The records:
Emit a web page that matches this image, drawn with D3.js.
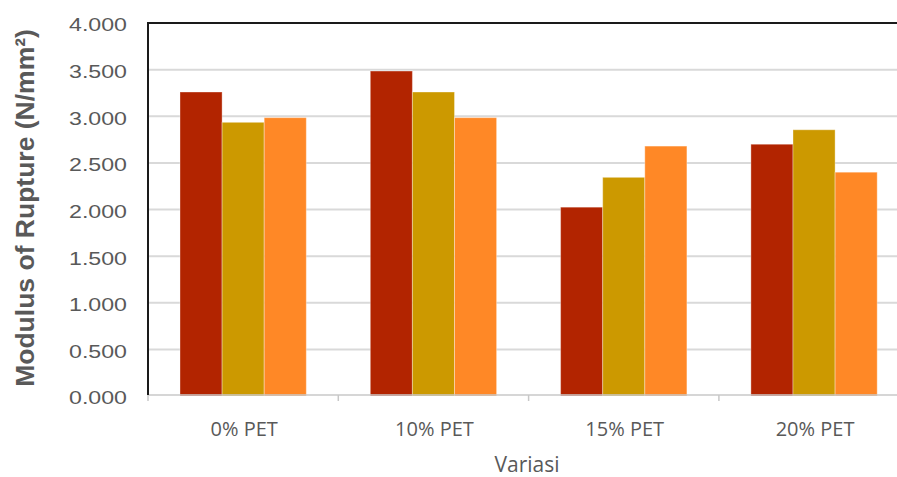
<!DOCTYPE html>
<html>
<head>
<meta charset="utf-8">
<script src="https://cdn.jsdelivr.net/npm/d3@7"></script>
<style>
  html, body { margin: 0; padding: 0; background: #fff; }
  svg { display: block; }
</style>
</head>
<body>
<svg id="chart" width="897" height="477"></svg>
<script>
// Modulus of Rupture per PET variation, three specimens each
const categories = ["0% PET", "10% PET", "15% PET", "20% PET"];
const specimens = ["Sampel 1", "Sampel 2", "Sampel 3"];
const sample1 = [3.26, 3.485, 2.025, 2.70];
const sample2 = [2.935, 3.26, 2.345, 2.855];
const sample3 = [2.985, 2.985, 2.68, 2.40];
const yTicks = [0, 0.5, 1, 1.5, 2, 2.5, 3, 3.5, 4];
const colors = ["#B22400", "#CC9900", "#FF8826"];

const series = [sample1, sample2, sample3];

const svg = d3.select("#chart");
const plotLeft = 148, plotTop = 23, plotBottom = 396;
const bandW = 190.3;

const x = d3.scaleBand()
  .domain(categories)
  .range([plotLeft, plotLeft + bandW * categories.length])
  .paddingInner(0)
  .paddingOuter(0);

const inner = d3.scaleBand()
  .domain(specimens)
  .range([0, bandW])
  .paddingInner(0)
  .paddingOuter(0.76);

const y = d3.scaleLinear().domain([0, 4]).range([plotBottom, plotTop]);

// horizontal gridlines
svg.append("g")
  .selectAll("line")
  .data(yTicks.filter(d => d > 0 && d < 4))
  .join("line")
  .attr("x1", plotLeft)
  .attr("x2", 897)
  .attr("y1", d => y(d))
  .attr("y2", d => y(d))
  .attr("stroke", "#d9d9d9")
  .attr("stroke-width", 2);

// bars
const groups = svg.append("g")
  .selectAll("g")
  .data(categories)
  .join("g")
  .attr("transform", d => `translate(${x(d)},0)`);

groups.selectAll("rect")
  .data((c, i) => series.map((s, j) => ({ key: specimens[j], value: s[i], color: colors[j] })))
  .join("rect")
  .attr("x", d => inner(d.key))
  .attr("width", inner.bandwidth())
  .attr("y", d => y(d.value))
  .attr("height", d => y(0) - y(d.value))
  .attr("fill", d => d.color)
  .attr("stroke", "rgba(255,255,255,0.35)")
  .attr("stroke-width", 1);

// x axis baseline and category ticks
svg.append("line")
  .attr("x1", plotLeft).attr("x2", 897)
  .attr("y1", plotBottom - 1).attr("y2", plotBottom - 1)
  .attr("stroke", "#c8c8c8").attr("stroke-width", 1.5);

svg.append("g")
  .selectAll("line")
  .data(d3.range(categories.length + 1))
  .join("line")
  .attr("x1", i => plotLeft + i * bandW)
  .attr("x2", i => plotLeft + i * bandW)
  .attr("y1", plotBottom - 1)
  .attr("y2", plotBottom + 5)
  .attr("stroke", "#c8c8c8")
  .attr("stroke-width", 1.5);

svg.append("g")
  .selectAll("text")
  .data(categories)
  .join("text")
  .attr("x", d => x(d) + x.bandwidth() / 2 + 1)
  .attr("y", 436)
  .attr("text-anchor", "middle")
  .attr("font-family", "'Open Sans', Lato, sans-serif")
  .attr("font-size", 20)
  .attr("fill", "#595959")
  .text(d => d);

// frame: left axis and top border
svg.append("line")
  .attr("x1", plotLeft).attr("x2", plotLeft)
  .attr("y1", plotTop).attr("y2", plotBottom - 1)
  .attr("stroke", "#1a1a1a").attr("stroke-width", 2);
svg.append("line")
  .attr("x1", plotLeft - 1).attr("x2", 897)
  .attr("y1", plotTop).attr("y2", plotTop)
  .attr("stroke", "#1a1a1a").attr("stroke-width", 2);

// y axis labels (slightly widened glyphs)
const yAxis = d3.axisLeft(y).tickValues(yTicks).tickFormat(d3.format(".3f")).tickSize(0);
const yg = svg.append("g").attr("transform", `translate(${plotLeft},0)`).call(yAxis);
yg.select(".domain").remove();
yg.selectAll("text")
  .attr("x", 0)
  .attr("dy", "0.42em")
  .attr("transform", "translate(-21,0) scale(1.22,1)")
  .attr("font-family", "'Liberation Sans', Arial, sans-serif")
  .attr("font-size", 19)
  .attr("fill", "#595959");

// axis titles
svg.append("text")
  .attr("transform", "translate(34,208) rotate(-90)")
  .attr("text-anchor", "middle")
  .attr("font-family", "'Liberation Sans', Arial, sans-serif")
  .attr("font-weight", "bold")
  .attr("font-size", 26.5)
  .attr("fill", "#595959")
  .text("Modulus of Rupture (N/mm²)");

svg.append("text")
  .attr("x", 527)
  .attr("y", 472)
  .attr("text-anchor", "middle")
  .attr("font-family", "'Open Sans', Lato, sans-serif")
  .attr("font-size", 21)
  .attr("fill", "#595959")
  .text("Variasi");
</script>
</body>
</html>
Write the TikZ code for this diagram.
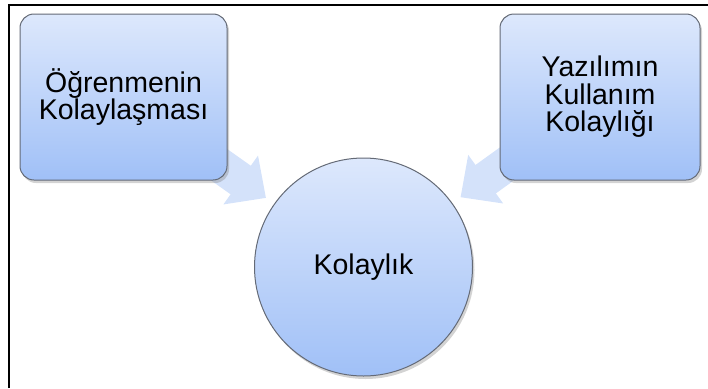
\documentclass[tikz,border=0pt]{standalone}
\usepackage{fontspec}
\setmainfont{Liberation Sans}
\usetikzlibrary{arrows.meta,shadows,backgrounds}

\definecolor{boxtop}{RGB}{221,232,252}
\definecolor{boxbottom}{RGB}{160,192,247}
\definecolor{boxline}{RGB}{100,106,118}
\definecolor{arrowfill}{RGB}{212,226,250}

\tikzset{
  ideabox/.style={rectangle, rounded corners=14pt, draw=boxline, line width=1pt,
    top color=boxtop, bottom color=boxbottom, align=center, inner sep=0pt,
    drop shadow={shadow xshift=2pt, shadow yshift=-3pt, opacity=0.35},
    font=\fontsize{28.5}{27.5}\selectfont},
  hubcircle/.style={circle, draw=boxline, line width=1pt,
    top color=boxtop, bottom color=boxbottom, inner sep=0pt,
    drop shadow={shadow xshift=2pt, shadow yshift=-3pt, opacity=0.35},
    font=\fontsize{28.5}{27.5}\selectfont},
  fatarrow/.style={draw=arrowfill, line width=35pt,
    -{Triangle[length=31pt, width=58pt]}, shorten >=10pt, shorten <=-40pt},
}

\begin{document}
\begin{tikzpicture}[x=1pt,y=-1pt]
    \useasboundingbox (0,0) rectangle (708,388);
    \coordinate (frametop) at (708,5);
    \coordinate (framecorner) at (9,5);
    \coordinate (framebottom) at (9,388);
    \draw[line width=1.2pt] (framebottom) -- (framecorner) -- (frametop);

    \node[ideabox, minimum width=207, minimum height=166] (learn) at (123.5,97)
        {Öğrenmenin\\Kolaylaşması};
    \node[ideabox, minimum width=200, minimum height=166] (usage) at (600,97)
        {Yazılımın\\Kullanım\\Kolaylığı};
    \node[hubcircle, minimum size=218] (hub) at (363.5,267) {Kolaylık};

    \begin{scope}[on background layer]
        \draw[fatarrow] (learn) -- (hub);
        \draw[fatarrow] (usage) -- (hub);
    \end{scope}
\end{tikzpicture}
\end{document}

Problem description:
Copy every line from the records above that contains the word "this".

Solution:
Emit a web page that matches this image, drawn with D3.js.
Write the TikZ code for this diagram.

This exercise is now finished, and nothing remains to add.